Here is the habit of sin. She is committing the deed over again.

Hell is murky!

In her imagination her ghastly, staggering lord is at her side uttering this exclamation in fear, which she repeats in scorn.

Hell is murky!—Fie, my lord, fie! a soldier, and afeard?

But as she speaks, the deed is already long done. She is still with the trembling, spiritless, haggard partner of her crime, and seems to address him with one of those unnatural sickly flickerings of consolation and peace which only render more visible the surrounding despair.

What need we fear who knows it, when none can call our power to account.
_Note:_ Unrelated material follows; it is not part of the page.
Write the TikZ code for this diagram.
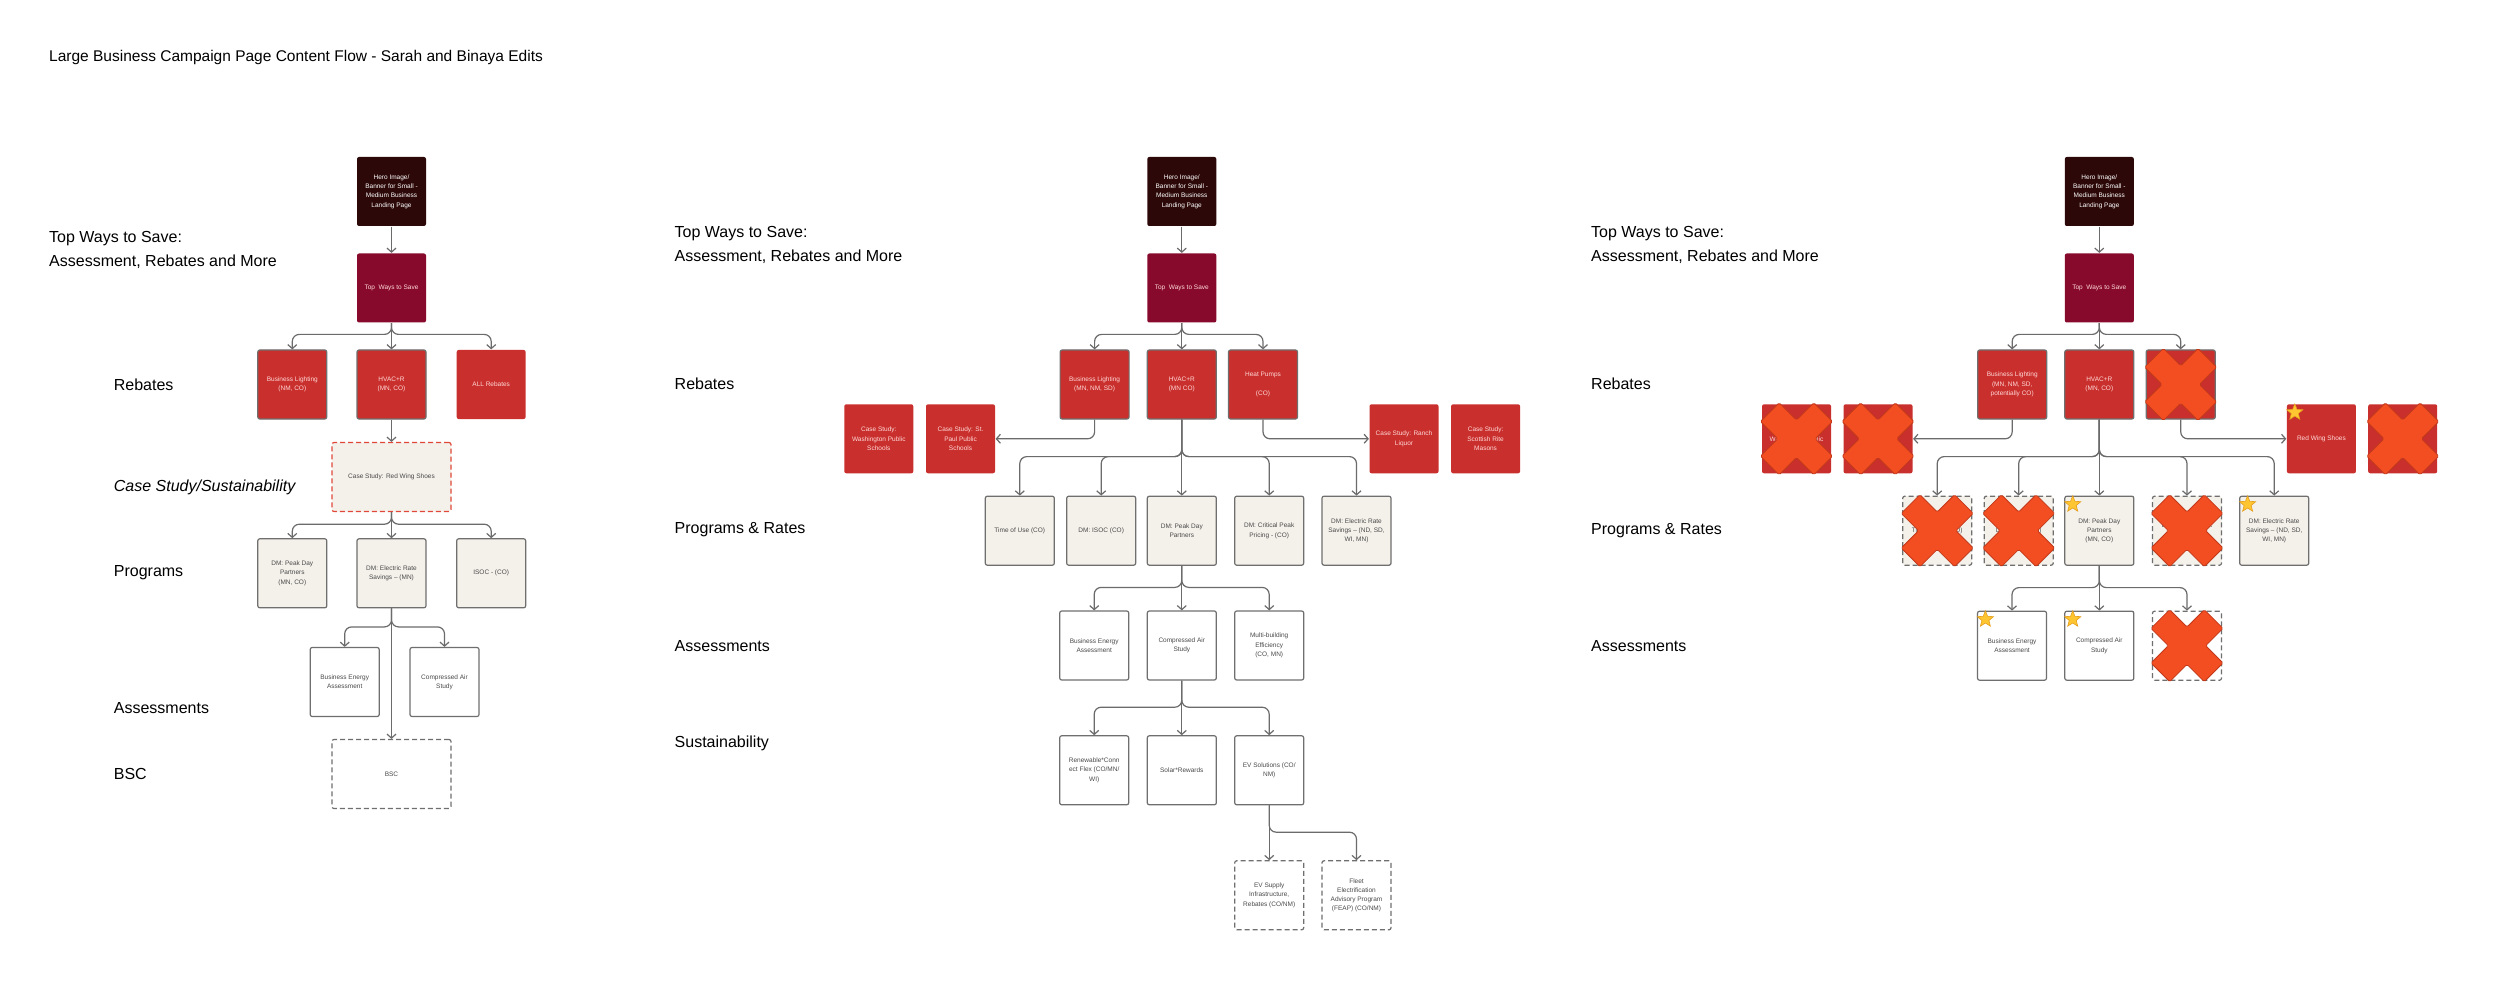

A sad comfort at the best, but ominously significant on the lips of this woman, at the very moment when the springs of her life are giving way under the mere load of guilty recollection. But instantly she is transported back again to the fatal hour. She is gazing upon the pale face of the butchered old king, weltering in gore. She sees all things stained, dripping, flooded—and with that kind of awful composure which one feels often in a great crisis, she pauses to make a remark of wonder:

Yet who would have thought the old man to have had so much blood in him?

These sudden transportations from place to place—from time to time—to and fro—backward and forward—is a perfect representation of the shifting changes, the starts and fragments of a rolling dream.

The Thane of Fife had a wife; where is she now?—What! will these hands ne’er be clean? No more o’ that, my lord; no more o’ that;—you will mar all with this starting.